I was wondering how much I made when I caddied there. It was $2.00 was for singles and when you were big enough to carry doubles it was $4.00. One time I made the $4.00 plus tip. Then I lent the $4.00 I made there to a real good friend to play cards at Al Macalls - with conditions that he pay back the $4.00 no matter what and give me half of his winnings. Guess who that guy was.

Anonymous said...

I started caddying at BCC when I was 11 years old, 57 years ago. That was my first job and I'm still working. Steve Potochny was the caddymaster and Radar Jewett was the pro, Paul Biggy the assistant pro. We got $1.40 for 18 hole singles, $2.80 for doubles. Later the rate was raised to $3.50 for doubles. Guys from Lyndora would hitch-hike out route 8 from the Picklegate Crossing to the top of the hill near #4, then walk across the course to the caddyshack. Frank Komitsky, Jr

Anonymous said...

You forgot Krendale.

Anonymous said...

And we have Rittswood.

Richard J. Palmer said...

I worked there as a caddy when I was about 12 or 13. I went there with my friends Bob Logan and Bob Somerville. I did not know how to swim and once the other caddies threatened to throw me in the lake because I answered the call for someone else who was not there at that moment. I quit soon after. My father just thought I was lazy but I never told him about the threat. We used to sit by the hour playing mumbly-peg on the wooden benches. The pay was ridiculous by today's standards but then how can we compare?

Anonymous said...

Seems like a lot of us caddied here. I lived in Meridian and rode my bike down through Renfrew to caddy , ate a moon pie for energy and biked back home. Some days I got 36 and somedays I got doubles. One of the first guys I caddied for was Carl Hoffman who owned Hoffman Auto Parts. He didn't tip. End of the summer he asked me to come into the store and talk to him. I eventually went to work for him thinking that I might not get the chance to go to college and might need a trade.
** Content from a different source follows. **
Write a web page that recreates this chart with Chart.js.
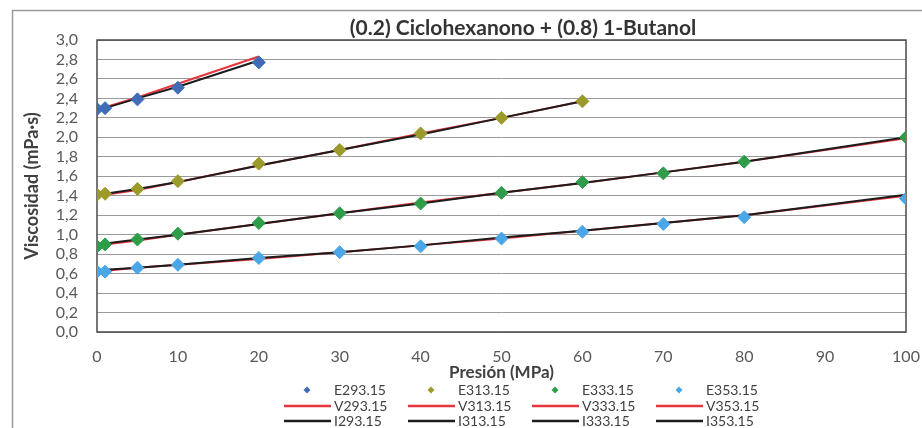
<!DOCTYPE html>
<html lang="es">
<head>
<meta charset="UTF-8">
<title>Viscosidad - Ciclohexanona + 1-Butanol</title>
<script src="https://cdn.jsdelivr.net/npm/chart.js"></script>
<style>
  html, body { margin: 0; padding: 0; background: #fff; }
  canvas { display: block; }
</style>
</head>
<body>
<canvas id="viscChart" width="922" height="428"></canvas>
<script>
// presiones (MPa) de cada isoterma
const pres293 = [0, 1, 5, 10, 20];
const pres313 = [0, 1, 5, 10, 20, 30, 40, 50, 60];
const pres333 = [0, 1, 5, 10, 20, 30, 40, 50, 60, 70, 80, 100];
const pres353 = [0, 1, 5, 10, 20, 30, 40, 50, 60, 70, 80, 100];

// E = experimental
const exp293 = [2.29, 2.30, 2.39, 2.51, 2.77];
const exp313 = [1.41, 1.42, 1.47, 1.55, 1.73, 1.87, 2.04, 2.20, 2.37];
const exp333 = [0.88, 0.90, 0.95, 1.01, 1.12, 1.22, 1.32, 1.43, 1.54, 1.63, 1.75, 2.00];
const exp353 = [0.62, 0.62, 0.66, 0.69, 0.76, 0.82, 0.88, 0.96, 1.03, 1.11, 1.18, 1.37];

// V (rojo)
const v293 = [2.29, 2.31, 2.41, 2.55, 2.83];
const v313 = [1.40, 1.41, 1.46, 1.54, 1.71, 1.87, 2.04, 2.20, 2.37];
const v333 = [0.89, 0.90, 0.94, 1.00, 1.11, 1.22, 1.33, 1.43, 1.53, 1.64, 1.75, 1.99];
const v353 = [0.63, 0.63, 0.66, 0.69, 0.75, 0.82, 0.89, 0.96, 1.04, 1.12, 1.20, 1.40];

// I (negro)
const i293 = [2.29, 2.30, 2.40, 2.52, 2.79];
const i313 = [1.41, 1.42, 1.47, 1.54, 1.71, 1.87, 2.03, 2.20, 2.37];
const i333 = [0.90, 0.91, 0.95, 1.00, 1.11, 1.22, 1.32, 1.43, 1.53, 1.64, 1.75, 2.00];
const i353 = [0.63, 0.64, 0.66, 0.69, 0.76, 0.82, 0.89, 0.97, 1.04, 1.12, 1.20, 1.41];

const temps = ["293.15", "313.15", "333.15", "353.15"];
const expColors = ["#3f6cb4", "#9c9a2c", "#2f9c4a", "#4aa6e6"];
const redLine = "#e8343c";
const blackLine = "#1c1c1c";

const presList = [pres293, pres313, pres333, pres353];
const expList = [exp293, exp313, exp333, exp353];
const vList = [v293, v313, v333, v353];
const iList = [i293, i313, i333, i353];

const toXY = (xs, ys) => xs.map((x, k) => ({ x: x, y: ys[k] }));

const datasets = [];
temps.forEach((t, k) => {
    datasets.push({
        label: "E" + t,
        data: toXY(presList[k], expList[k]),
        showLine: false,
        pointStyle: "rectRot",
        pointRadius: 6.5,
        pointBackgroundColor: expColors[k],
        pointBorderColor: expColors[k],
        pointBorderWidth: 1,
        order: 0
    });
});
temps.forEach((t, k) => {
    datasets.push({
        label: "V" + t,
        data: toXY(presList[k], vList[k]),
        showLine: true,
        borderColor: redLine,
        borderWidth: 2,
        pointRadius: 0,
        order: 2
    });
});
temps.forEach((t, k) => {
    datasets.push({
        label: "I" + t,
        data: toXY(presList[k], iList[k]),
        showLine: true,
        borderColor: blackLine,
        borderWidth: 2,
        pointRadius: 0,
        order: 1
    });
});

// marco exterior, marco del area y titulo
const framePlugin = {
    id: "framePlugin",
    beforeDraw(chart) {
        const ctx = chart.ctx;
        ctx.save();
        ctx.strokeStyle = "#9a9a9a";
        ctx.lineWidth = 1.5;
        ctx.strokeRect(12.5, 10.5, 940, 440);
        ctx.fillStyle = "#333333";
        ctx.font = "bold 21px Lato";
        ctx.textAlign = "center";
        ctx.textBaseline = "middle";
        ctx.fillText("(0.2) Ciclohexanono + (0.8) 1-Butanol", 523, 28);
        ctx.restore();
    },
    beforeDatasetsDraw(chart) {
        const a = chart.chartArea;
        const ctx = chart.ctx;
        ctx.save();
        ctx.strokeStyle = "#4a4a4a";
        ctx.lineWidth = 1.5;
        ctx.strokeRect(a.left, a.top, a.right - a.left, a.bottom - a.top);
        ctx.restore();
    }
};

// leyenda de 3 filas x 4 columnas
const legendPlugin = {
    id: "legendPlugin",
    afterDraw(chart) {
        const ctx = chart.ctx;
        const rowsY = [390, 406, 421];
        ctx.save();
        ctx.font = "14px Lato";
        ctx.textBaseline = "middle";
        ctx.textAlign = "left";
        for (let r = 0; r < 3; r++) {
            for (let c = 0; c < 4; c++) {
                const ds = chart.data.datasets[r * 4 + c];
                const y = rowsY[r];
                const x0 = 284 + c * 124;
                if (r === 0) {
                    const mx = 307 + c * 124, s = 3.5;
                    ctx.fillStyle = ds.pointBackgroundColor;
                    ctx.beginPath();
                    ctx.moveTo(mx, y - s);
                    ctx.lineTo(mx + s, y);
                    ctx.lineTo(mx, y + s);
                    ctx.lineTo(mx - s, y);
                    ctx.closePath();
                    ctx.fill();
                } else {
                    ctx.strokeStyle = ds.borderColor;
                    ctx.lineWidth = 2.5;
                    ctx.beginPath();
                    ctx.moveTo(x0, y);
                    ctx.lineTo(x0 + 47, y);
                    ctx.stroke();
                }
                ctx.fillStyle = "#404040";
                ctx.fillText(ds.label, 334 + c * 124, y);
            }
        }
        ctx.restore();
    }
};

const ctx = document.getElementById("viscChart").getContext("2d");
const viscChart = new Chart(ctx, {
    type: "scatter",
    data: { datasets: datasets },
    plugins: [framePlugin, legendPlugin],
    options: {
        responsive: false,
        animation: false,
        layout: { padding: { left: 14, top: 40, right: 16, bottom: 45 } },
        plugins: {
            legend: { display: false },
            title: { display: false },
            tooltip: { enabled: false }
        },
        scales: {
            x: {
                type: "linear",
                min: 0,
                max: 100,
                ticks: { stepSize: 10, autoSkip: false, padding: 15, color: "#595959", font: { family: "Lato", size: 16 } },
                grid: { display: false, drawTicks: false },
                border: { display: false },
                title: {
                    display: true,
                    text: "Presión (MPa)",
                    color: "#404040",
                    font: { family: "Lato", size: 17, weight: "bold" },
                    padding: { top: 0, bottom: 0 }
                },
                afterFit(scale) {
                    scale.height = 51;
                    scale.paddingRight = 0;
                    scale.paddingLeft = 0;
                }
            },
            y: {
                min: 0,
                max: 3,
                ticks: {
                    stepSize: 0.2,
                    autoSkip: false,
                    padding: 19,
                    color: "#595959",
                    font: { family: "Lato", size: 16 },
                    callback: v => v.toFixed(1).replace(".", ",")
                },
                grid: { color: "#9a9a9a", lineWidth: 1, drawTicks: false },
                border: { display: false },
                title: {
                    display: true,
                    text: "Viscosidad (mPa·s)",
                    color: "#404040",
                    font: { family: "Lato", size: 18, weight: "bold" },
                    padding: { top: 7, bottom: 0 }
                },
                afterFit(scale) {
                    scale.width = 83;
                    scale.paddingTop = 0;
                    scale.paddingBottom = 0;
                }
            }
        }
    }
});
</script>
</body>
</html>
I worked with Dick Adams and Jim Frances at the counter and they taught me the business. Fortunately I did get a scholarship from Armco and went to Univ. of Cincinnati for my engineering degree.
A few years ago while in Butler for a class reunion Mitch Ufner, Deem Schoenfeld, Bob Bartley and I played the CC. First time I had ever played it-60 years after I worked there. I just learned Bartley died a couple weeks ago in Chicago.
John M. McCall

Anonymous said...

Claiming most of these links for "our small town" is both disingenous and lying. Butler County? Ok. Butler? Are ANY of them in Butler?

Let the courses lie where they've been planted. This is pure Butler BS.